I then walk the Old Mill Trail (blazed in blue), which follows the north bank of the Mahwah through low-lying woods that show signs of recent flooding.  Bit of weeds and other vegetation are stuck to the trees, to heights of about eight feet.  The trail passes through a small by pretty stand of white pine, crosses a tributary stream via a small foot bridge and then comes to the mill.  It is a concrete affair.  I I am viewing only the most resistant part, the power-house, I guess; perhaps some larger frame structure is now gone.  I peer into a tunnel, with a six-by-six foot rectangular cross section and a hundred foot length, which runs parallel to the river and exits through an archway.  I suppose that it was some sort of spillway.   Some heavy-duty iron gears still remain, bolted to the concrete.  The dam, just upstream of the mill, is composed of a combination of large boulders and concrete.
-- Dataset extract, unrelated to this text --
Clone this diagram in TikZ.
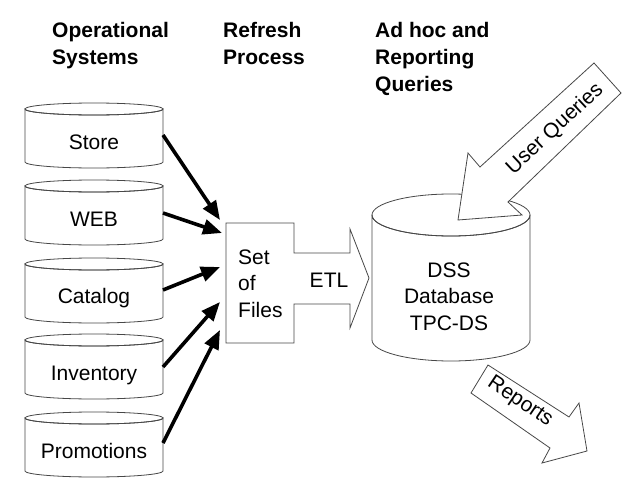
\documentclass[tikz,border=0pt]{standalone}
\usepackage{fontspec}
\setmainfont{Liberation Sans}
\usetikzlibrary{arrows.meta}
\newcommand\drawcyl[5]{%
  \path[outl, fill=white] (#1-#4,#2) -- (#1-#4,#3)
    arc[start angle=180, end angle=0, x radius=#4, y radius=#5]
    -- (#1+#4,#2)
    arc[start angle=0, end angle=180, x radius=#4, y radius=#5] -- cycle;
  \draw[outl] (#1,#2) ellipse[x radius=#4, y radius=#5];}
\begin{document}
\begin{tikzpicture}[x=1pt,y=-1pt,
  outl/.style={draw=black!72, line width=0.8pt},
  feed/.style={line width=3.6pt, -{Triangle[length=19pt,width=15pt]}},
  lbl/.style={font=\fontsize{21}{26.5}\selectfont, inner sep=0pt},
  hdr/.style={font=\fontsize{21}{27}\selectfont\bfseries, align=left, inner sep=0pt, anchor=north west}]
\useasboundingbox (0,0) rectangle (641,498);
\fill[white] (0,0) rectangle (641,498);

% headers
\node[hdr] (h1) at (52,22.5) {Operational\\Systems};
\node[hdr] (h2) at (223,22.5) {Refresh\\Process};
\node[hdr] (h3) at (375,22.5) {Ad hoc and\\Reporting\\Queries};

% operational system cylinders
\drawcyl{94}{109}{162}{69}{6}
\drawcyl{94}{186}{239}{69}{6}
\drawcyl{94}{264}{317}{69}{6}
\drawcyl{94}{340}{393}{69}{6}
\drawcyl{94}{418}{471}{69}{6}
\node[lbl, anchor=base] (store) at (94,149.5) {Store};
\node[lbl, anchor=base] (web) at (94,226) {WEB};
\node[lbl, anchor=base] (catalog) at (94,303.5) {Catalog};
\node[lbl, anchor=base] (inventory) at (94,380.5) {Inventory};
\node[lbl, anchor=base] (promotions) at (94,458.5) {Promotions};

% DSS database
\drawcyl{451}{215}{340}{79}{21}
\node[lbl, align=center, anchor=north] (dss) at (449,262.5) {DSS\\Database\\TPC-DS};

% set of files box with ETL arrow
\draw[outl, fill=white] (226,223) -- (294,223) -- (294,253) -- (350,253) -- (350,229)
  -- (369,278) -- (350,328) -- (350,304) -- (294,304) -- (294,343) -- (226,343) -- cycle;
\node[lbl, align=left, anchor=north west] (files) at (238,249.5) {Set\\of\\Files};
\node[lbl, anchor=base] (etl) at (329,287.5) {ETL};

% user queries arrow
\draw[outl, fill=white] (594,63) -- (621,93) -- (508,202) -- (522,215) -- (458,220)
  -- (468,153) -- (480,167) -- cycle;
\node[lbl, rotate=43] (uq) at (555,129) {User Queries};

% reports arrow
\draw[outl, fill=white] (488,365) -- (569,417) -- (579,403) -- (587,451) -- (542,463)
  -- (550,448) -- (471,393) -- cycle;
\node[lbl, rotate=-34] (rep) at (520,402) {Reports};

% feed arrows
\coordinate (s1) at (163,135); \coordinate (t1) at (220,220);
\coordinate (s2) at (163,213); \coordinate (t2) at (222,233);
\coordinate (s3) at (163,290); \coordinate (t3) at (220,267);
\coordinate (s4) at (163,367); \coordinate (t4) at (220,302);
\coordinate (s5) at (163,443); \coordinate (t5) at (220,330);
\draw[feed] (s1) -- (t1);
\draw[feed] (s2) -- (t2);
\draw[feed] (s3) -- (t3);
\draw[feed] (s4) -- (t4);
\draw[feed] (s5) -- (t5);
\end{tikzpicture}
\end{document}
The up-river side of the structure has been breached and the southern third of it is gone.  I walk out onto it and gaze upstream, trying to imagine what the now-vanished mill pond was like.  I then continue on the trail, which loops back to the footbridge.

I then hike uphill, flowing the Mountain Trail (blazed in orange).  I pass a picnic area, complete with a roofed pavilion structure.  In addition to human footprints, the trail has those of horses.  Equestrians use some of the park’s paths too.  The trail crosses a gas pipeline right-of-way and then climbs rather steeply among outcrops of gneiss.  I have apparently crossed the Ramapo fault and the bedrock is now metamorphic.  The trail follows a ravine behind a rock knob that opens out into a broad overlook.  I often take students here, both because it is only a fifteen minute walk from the parking lot and because it affords a very nice view of the rolling hills of the Newark Basin.  The rocks of the outcrop are meta-granite; this type of rock is common in the Hudson Highlands and composes many of the higher points, owing to its resistance to weathering.

I then continue up another steep hillside and after a few minutes reached the top of the hill and another overlook, this one looking northeast, across a valley to other knobs of the Ramapo mountain.  I pretty sure the high point across the valley from me is Cobus Mountain.  Whether my high point is also a part of Cobus or has some other name is unclear to me. The view out into the basis is very nice.  I can see High Tor, a high point along the ridge of the Hudson Palisades. Its appearance is more subdued than I remember from previous trips.  Perhaps the sun angle is not quite right today to bring out its relief.  I cross a power line right-of-way, passing by a huge pylon, and then connected with the Kakiat Trail (blazed in white).  It descends into the valley, and follows for a while the little steam that flows at its bottom.  It has many picturesque pools and cascades. Most of the rocks are local gneisses, but I spot an occasional glacial erratic boulder, most of red Ordovician quartzite. I cross a small gas right-of-way, spotting two White Tail Deer on an adjacent hillside.  One has a particularly dark coloring that seems to be to be unusual. I eventually reach the big gas pipeline right-of-way that I had crossed earlier.  Just downhill from it, I notice several big boulders of Triassic sandstone. Although they are float, they indicate that sediments extend at least that high on the flank of the mountain.  The gas right-of-way must literally be built on the Ramapo fault, for gneisses outcrop just above its uphill side.  The trail crosses the right-of-way, continues downhill, and connects with the Old Mill Trail.  The stream that I have been following from the ridge crest is the same one that I crossed earlier on a foot bridge, at the point where it connects with the Mahwah River.  Its grade is low for the last few hundred yards, making it much less imposing than at higher elevations.  Two equestrians and a girl leading a very small pony pass by as I approach the footbridge. About two and a half hours.